|
|
|
|
|
by pmoriarty
2432 days ago
|
|
There was an article[1] posted to HN recently about these benchmarks, and it was pretty skeptical. Regarding SuperGLUE specifically, it asked: "Indeed, Bowman and his collaborators recently introduced a test called SuperGLUE that's specifically designed to be hard for BERT-based systems. So far, no neural network can beat human performance on it. But even if (or when) it happens, does it mean that machines can really understand language any better than before? Or does just it mean that science has gotten better at teaching machines to the test?" [1] - https://www.quantamagazine.org/machines-beat-humans-on-a-rea... |
|
I don't think anyone in the field thinks that once we match human performance on benchmark X, we're officially done. It just means it's time for more interesting benchmarks.
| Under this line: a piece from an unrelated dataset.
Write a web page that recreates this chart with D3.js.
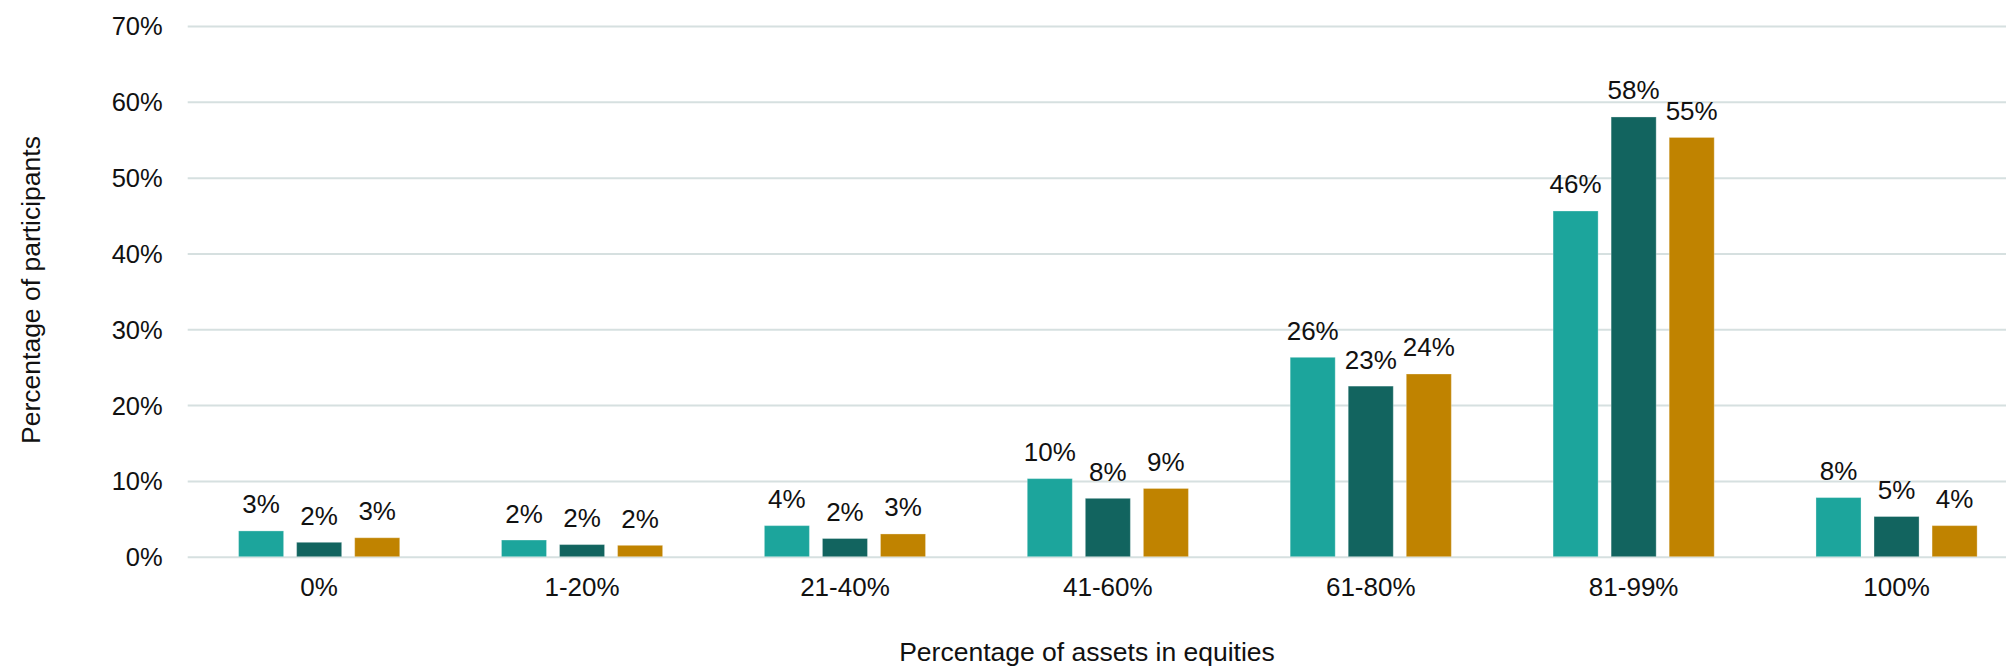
<!DOCTYPE html>
<html>
<head>
<meta charset="utf-8">
<script src="https://cdn.jsdelivr.net/npm/d3@7"></script>
<style>
  html, body { margin: 0; padding: 0; background: #fff; }
  svg { display: block; }
  text { font-family: "Liberation Sans", Arial, Helvetica, sans-serif; fill: #111; }
</style>
</head>
<body>
<svg id="chart" width="2006" height="669"></svg>
<script>
// ---- data ----
const categories = ["0%", "1-20%", "21-40%", "41-60%", "61-80%", "81-99%", "100%"];
const seriesNames = ["Series 1", "Series 2", "Series 3"];
const series1Values = [3.4, 2.2, 4.1, 10.3, 26.3, 45.6, 7.8];
const series2Values = [1.9, 1.6, 2.4, 7.7, 22.5, 58.0, 5.3];
const series3Values = [2.5, 1.5, 3.0, 9.0, 24.1, 55.3, 4.1];
const seriesColors = ["#1ca59c", "#12645f", "#c08300"];
const yTickValues = [0, 10, 20, 30, 40, 50, 60, 70];
const yAxisTitle = "Percentage of participants";
const xAxisTitle = "Percentage of assets in equities";

const allSeries = [series1Values, series2Values, series3Values];

// ---- layout ----
const svg = d3.select("#chart");
const plotLeft = 187.7, plotRight = 2028, plotTop = 26, plotBottom = 556.7;

const x = d3.scaleBand()
  .domain(categories)
  .range([plotLeft, plotRight])
  .paddingInner(0.387)
  .paddingOuter(0.1935);

const xInner = d3.scaleBand()
  .domain(d3.range(seriesNames.length))
  .range([0, x.bandwidth()])
  .paddingInner(0.224)
  .paddingOuter(0);

const y = d3.scaleLinear().domain([0, 70]).range([plotBottom, plotTop]);

// gridlines
const yAxis = d3.axisLeft(y)
  .tickValues(yTickValues)
  .tickSize(-(2006 - plotLeft + 10))
  .tickPadding(25)
  .tickFormat(d => d + "%");

const gy = svg.append("g")
  .attr("transform", `translate(${plotLeft},0)`)
  .call(yAxis);
gy.select(".domain").remove();
gy.selectAll(".tick line")
  .attr("stroke", "#d6e0e0")
  .attr("stroke-width", 2);
gy.selectAll(".tick text")
  .attr("font-size", 25.5)
  .attr("fill", "#111")
  .attr("dy", "0.35em")
  .style("font-family", '"Liberation Sans", Arial, sans-serif');

// bars
const groups = svg.append("g").selectAll("g")
  .data(categories)
  .join("g")
  .attr("transform", d => `translate(${x(d)},0)`);

groups.each(function(cat, ci) {
  const g = d3.select(this);
  allSeries.forEach((vals, si) => {
    const v = vals[ci];
    g.append("rect")
      .attr("x", xInner(si))
      .attr("width", xInner.bandwidth())
      .attr("y", y(v))
      .attr("height", y(0) - y(v))
      .attr("fill", seriesColors[si])
      .attr("stroke", "rgba(255,255,255,0.3)")
      .attr("stroke-width", 1);
    g.append("text")
      .attr("x", xInner(si) + xInner.bandwidth() / 2)
      .attr("y", y(v) - 17.5)
      .attr("text-anchor", "middle")
      .attr("font-size", 26)
      .text(Math.round(v) + "%");
  });
});

// x axis category labels
const xAxis = d3.axisBottom(x).tickSize(0).tickPadding(0);
const gx = svg.append("g")
  .attr("transform", `translate(0,${plotBottom})`)
  .call(xAxis);
gx.select(".domain").remove();
gx.selectAll(".tick text")
  .attr("font-size", 26)
  .attr("fill", "#111")
  .attr("dy", null)
  .attr("y", 39.5)
  .style("font-family", '"Liberation Sans", Arial, sans-serif');

// axis titles
svg.append("text")
  .attr("transform", "translate(39.5,290) rotate(-90)")
  .attr("text-anchor", "middle")
  .attr("font-size", 26.5)
  .text(yAxisTitle);

svg.append("text")
  .attr("x", 1087)
  .attr("y", 661)
  .attr("text-anchor", "middle")
  .attr("font-size", 26.5)
  .text(xAxisTitle);
</script>
</body>
</html>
Over time, if it starts to become difficult to design benchmarks that humans can outperform machines on, then that will prompt interesting conceptual work about what exactly the difference between human and machine language competency is. And then that will lead either to more sophisticated benchmarks or alternatively gradually more sophisticated and persuasive arguments that machines really have surpassed us in language competence.
I don't think we're yet at a point where we don't know how to make harder benchmarks, and if and when we do hit such a point, I'd definitely bet the result will be a conceptual advance in benchmark design rather than declaring machine superiority once and for all. At least for the first few rounds of this cycle.